His thesis film at the Prague Film Academy was actually completed five years before the heavy hand of the U.S.S.R. pushed Czechoslovakia back into its place, under Mother Russia’s thumb. The half-hour Moravian Hellas must have sounded like a very safe choice of subject in 1963: The maintenance of folkloric traditions and crafts in rural settings. Yet despite one official’s lament that such living "ethnology" is "like a slowly dying cow," soon to expire from neglect, Vachek doesn’t exactly celebrate their existence or mourn their passing. Instead, he takes a decidedly antic, even caustic tone, mixing doc and staged sequences, suggesting that the real work of such kitsch enterprises as "traditional decorative sewing" is to keep large sections of the populace cocooned—from modernity, progress and the discontent with the status quo.

This was controversial enough to be withheld from exhibition for several years, while Vachek’s proposals for feature narrative projects were turned down for being too radical, even by the standards of that very forward-looking creative epoch. But he did get permission to make Elective Infinities, a very on-the-ground, all-access record of the 1968 Presidential campaign—one that prove the nation’s last gasp of independence for over two decades. Needless to say, this chronicle quickly became outdated, unwanted, and unavailable as Czechoslovakia underwent "normalization" by its occupiers and their collaborators.

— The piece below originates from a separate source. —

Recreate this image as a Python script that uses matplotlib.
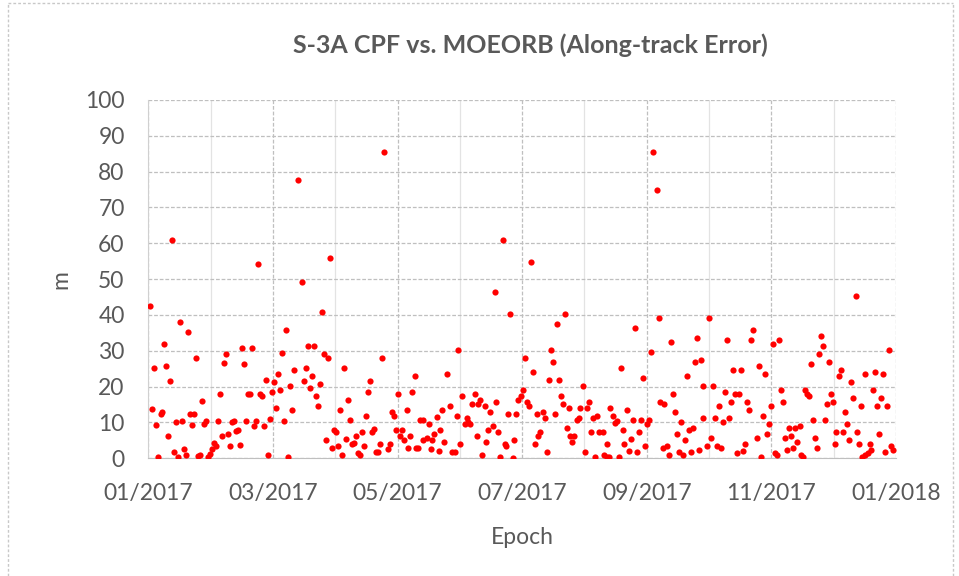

Vachek spent the next ten years working menial jobs, then left his homeland for Europe, ending up in the U.S. But it wasn’t until the events of 1989 that he was able to return—either to Czechoslovakia or to filmmaking.

To say he’s made up for lost time is a major understatement. While he’s made "just" five features in the two decades since, they comprise a total of nearly 18 hours, or an average of almost three and a half each. They’re epic film essays, extended arguments about his homeland (now parted in two EU-member halves, Czech Republic and Slovakia), its people and cultures. They’re also to an extent arguments with (or about) himself, a frequent on-screen presence and bundle of energy.

The titles alone just scratch the surface of thematic, stylistic, philosophical and humorous engagement. First up is a "Little Capitalist Tetralogy" consisting of 1992’s New Hyperion, or Liberty, Equality, Brotherhood (about the changes immediately after Prague Spring); 2000’s Bohemia Docta or The Labyrinth of the World and the Lust-House of the Heart (A Divine Comedy), whose four-plus hours open wide to embrace the whole history of Czech art and literature; and 2003’s Who Will Watch the Watchman? Dalibor, or The Key to Uncle Tom’s Cabin, a chorus of voices (including, natch, Vachek’s own) musing on a nation’s present and future.

He’s made one film since, officially separate from the above trilogy but closely allied in most other respects. Zavis, the Prince of Pornofolk Under the Influence of Griffith’s ‘Intolerance’ and Tati’s ‘Mr. Hulot’s Holiday,’ or The Rise and Fall of Czechoslovakia mixes up mime, an ex-Prime Minister, a ketchup fight, motorcycle stuntmen, a dog’s funeral, "pornofolk" music and more into an absurdist consideration of internal globalization that’s been called Vachek’s most personal work to date.

If you haven’t figured it out by now, these movies resist easy descriptive grasp—their restlessness, sprawl and genre-defying sense of play must be experienced, heavy a time investment as that prospect might seem. (They are not, however, "heavy" films, but frequently delightful ones.)

No doubt many of the questions they raise will be about the man behind them. Two of the later PFA screenings (of What Is to Be Done? on June 21 and Affinities/*Moravian* the 24th) will give you the opportunity to ask their maker—also a sometime painter, teacher, and author—himself.